In the present embodiment, the present device is configured by executing a predetermined program on the computer. However, at least part of the processing content may be implemented by hardware. For example, the spectrogram generation unit 1, the patch generation unit 2, the mask processing unit 3, the reconstruction unit 4, and the parameter update unit 5 may be configured by a processing circuit.
In addition, it is needless to say that modifications can be appropriately made without departing from the gist of the present invention.
1. A learning device comprising:
spectrogram generation circuitry that generates a spectrogram from an input sound signal;
patch generation circuitry that divides the generated spectrogram to generate a plurality of patches;
mask processing circuitry that selects some patches from among the plurality of patches as masked patches;
reconstruction circuitry that obtains a plurality of reconstructed patches by reconstructing the plurality of patches by processing of an encoder and a decoder in a transformer serving as a deep learning model by using visible patches other than the masked patches among the plurality of patches and mask tokens corresponding to the masked patches; and
parameter update circuitry that updates a parameter of the encoder and a parameter of the decoder such that the masked patches approach reconstructed patches corresponding to the masked patches among the plurality of reconstructed patches, wherein
the number of layers of the decoder is three or more.
2. The learning device according to claim 1, wherein the reconstruction circuitry includes (1) encoder processing circuitry that inputs the visible patches to the encoder to obtain an encoding result, and (2) decoder processing circuitry that inputs the encoding result and the mask tokens to the decoder to obtain, as a decoding result, the plurality of reconstructed patches generated by reconstructing the plurality of patches.
3. The learning device according to claim 1, wherein the spectrogram has a time length longer than a predetermined time length.
4. The learning device according to claim 1, wherein the patch has a size smaller than a predetermined size.

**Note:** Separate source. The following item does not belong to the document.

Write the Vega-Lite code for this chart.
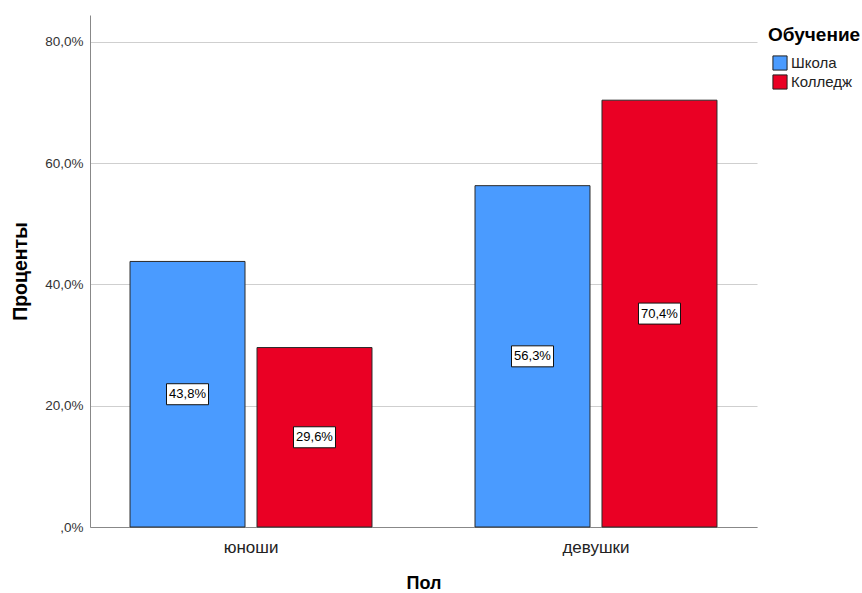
{
  "$schema": "https://vega.github.io/schema/vega-lite/v6.json",
  "autosize": {"type": "none"},
  "padding": {"left": 90, "top": 15, "right": 105, "bottom": 66},
  "width": 667,
  "height": 512,
  "background": "white",
  "config": {
    "font": "Liberation Sans",
    "view": {"stroke": null},
    "locale": {"number": {"decimal": ",", "thousands": " ", "grouping": [3], "currency": ["", " €"]}}
  },
  "data": {
    "values": [
      {"pol": "юноши", "obuchenie": "Школа", "value": 0.438},
      {"pol": "юноши", "obuchenie": "Колледж", "value": 0.296},
      {"pol": "девушки", "obuchenie": "Школа", "value": 0.563},
      {"pol": "девушки", "obuchenie": "Колледж", "value": 0.704}
    ]
  },
  "encoding": {
    "x": {
      "field": "pol", "type": "nominal", "sort": ["юноши", "девушки"],
      "scale": {"paddingInner": 0.2986, "paddingOuter": 0.116},
      "axis": {
        "title": "Пол", "titleFontSize": 18, "titleFontWeight": "bold", "titleColor": "#000",
        "titleX": 333.5, "titleY": 56, "titleBaseline": "middle",
        "labelAngle": 0, "labelFontSize": 17, "labelColor": "#222", "labelPadding": 12,
        "ticks": false, "domainColor": "#888", "grid": false
      }
    },
    "xOffset": {
      "field": "obuchenie", "type": "nominal", "sort": ["Школа", "Колледж"],
      "scale": {"paddingInner": 0.0945, "paddingOuter": 0}
    }
  },
  "layer": [
    {
      "mark": {"type": "bar", "stroke": "#2a2a2a", "strokeWidth": 1},
      "encoding": {
        "y": {
          "field": "value", "type": "quantitative",
          "scale": {"domain": [0, 0.8445], "nice": false, "zero": true},
          "axis": {
            "title": "Проценты", "titleFontSize": 19.5, "titleFontWeight": "bold", "titleColor": "#000",
            "titleX": -70, "titleY": 256, "titleAngle": -90, "titleAlign": "center", "titleBaseline": "middle",
            "values": [0, 0.2, 0.4, 0.6, 0.8],
            "labelExpr": "datum.value == 0 ? ',0%' : replace(format(datum.value, '.1%'), '.', ',')",
            "labelFontSize": 13.5, "labelColor": "#333", "labelPadding": 7,
            "ticks": false, "domainColor": "#888",
            "grid": true, "gridColor": "#cfcfcf", "gridWidth": 1
          }
        },
        "color": {
          "field": "obuchenie", "type": "nominal", "sort": ["Школа", "Колледж"],
          "scale": {"domain": ["Школа", "Колледж"], "range": ["#4a9bff", "#ea0024"]},
          "legend": {
            "title": "Обучение", "orient": "none", "legendX": 678, "legendY": 11,
            "titleFontSize": 19, "titleFontWeight": "bold", "titleColor": "#000", "titlePadding": 10,
            "labelFontSize": 15, "labelColor": "#222", "labelOffset": 3,
            "symbolType": "square", "symbolSize": 200, "symbolOffset": 4, "symbolStrokeColor": "#222", "symbolStrokeWidth": 1,
            "symbolOpacity": 1, "rowPadding": -1, "padding": 0
          }
        }
      }
    },
    {
      "mark": {"type": "point", "shape": "M-1,-0.5L1,-0.5L1,0.5L-1,0.5Z", "size": 1764, "filled": true, "fill": "white", "stroke": "#111", "strokeWidth": 1, "opacity": 1},
      "encoding": {
        "y": {"field": "value", "type": "quantitative", "scale": {"domain": [0, 1.689], "nice": false}, "axis": null}
      }
    },
    {
      "mark": {"type": "text", "fontSize": 13, "color": "#000", "baseline": "middle", "align": "center"},
      "encoding": {
        "y": {"field": "value", "type": "quantitative", "scale": {"domain": [0, 1.689], "nice": false}, "axis": null},
        "text": {"field": "value", "type": "quantitative", "format": ".1%"}
      }
    }
  ],
  "resolve": {"scale": {"y": "independent"}}
}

5. A learning method comprising:
a spectrogram generation step of causing spectrogram generation circuitry to generate a spectrogram from an input sound signal;
a patch generation step of causing patch generation circuitry to divide the generated spectrogram to generate a plurality of patches;
a mask processing step of causing mask processing circuitry to select some patches from among the plurality of patches as masked patches;
a reconstruction step of causing reconstruction circuitry to obtain a plurality of reconstructed patches by reconstructing the plurality of patches by processing of an encoder and a decoder in a transformer serving as a deep learning model by using visible patches other than the masked patches among the plurality of patches and mask tokens corresponding to the masked patches; and
a parameter update step of causing parameter update circuitry to update a parameter of the encoder and a parameter of the decoder such that the masked patches approach reconstructed patches corresponding to the masked patches among the plurality of reconstructed patches, wherein
the number of layers of the decoder is three or more.
6. A non-transitory computer readable medium that stores a program for causing a computer to perform each step of the learning method according to claim 5.